We were all shocked by the BBC documentary on the working performance target driven picking within Amazon warehouses in the UK. For those with a logistics background it was less ‘pick by light’ and more ‘pick in the dark’.
But thanks again to Ray Hammond, we learn that Amazon has quietly deployed 1,400 robots in its US warehouse distribution system. The technology comes from a Kiva Systems Inc., a company it bought last year. They claim that the technology could reduce fulfilment costs by some 20% to 40%, which not only raises the bar for others, but also demonstrates that it may not just be down to offering the range and service, but also operating to exploit the economics of scale.
Google has just aquired Boston Dynamics a military robotics company.
So what does all this mean to publishing?
First, we must recognise that the age of the cloud is here and its impact on all things digital is only going to grow. With cheap tablets that are basically cloud based you have to have cloud based services that are streaming and on demand and maybe subscription based, and less of the old download and licenced model.

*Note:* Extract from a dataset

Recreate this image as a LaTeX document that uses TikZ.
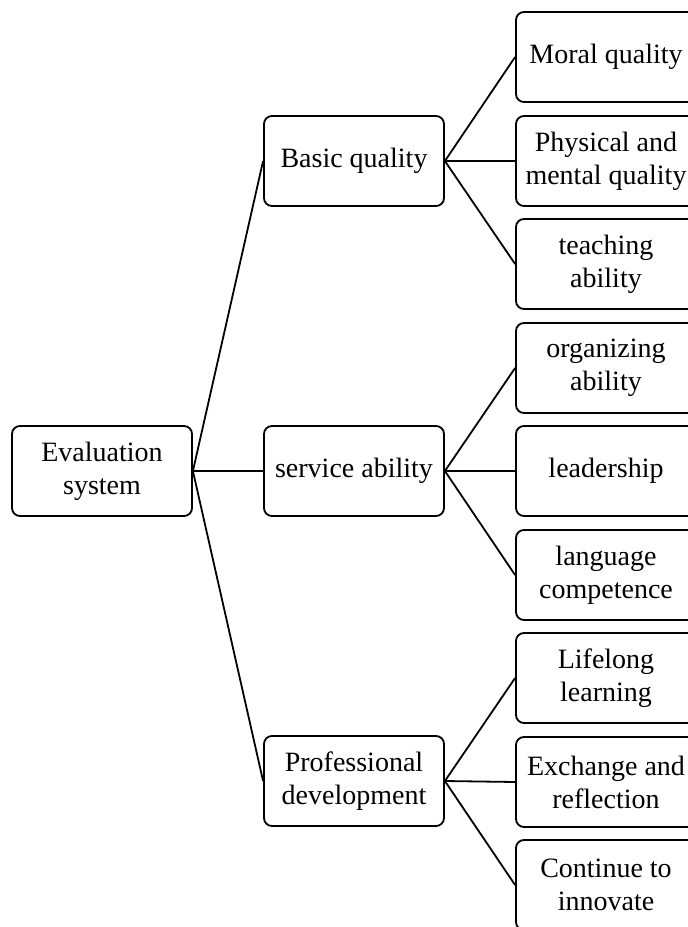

Second, closed communities with cloud access for all, such as education, will need online solutions and platforms. The device doesn’t matter anymore, it’s what is at the end of the connection that does.
Third, the content has to be re-thought and merely pouring physical content into digital containers is not a wise way forward.
Four, the economics of scale and scope will radically change if Amazon successfully deploys robotics for physical goods and few will be able to match those new economics. They also may not be happy to subsidise the rest of the market.
Tomorrow’s winners might just be those with the right investment in technology, robots and of course the delivery drones.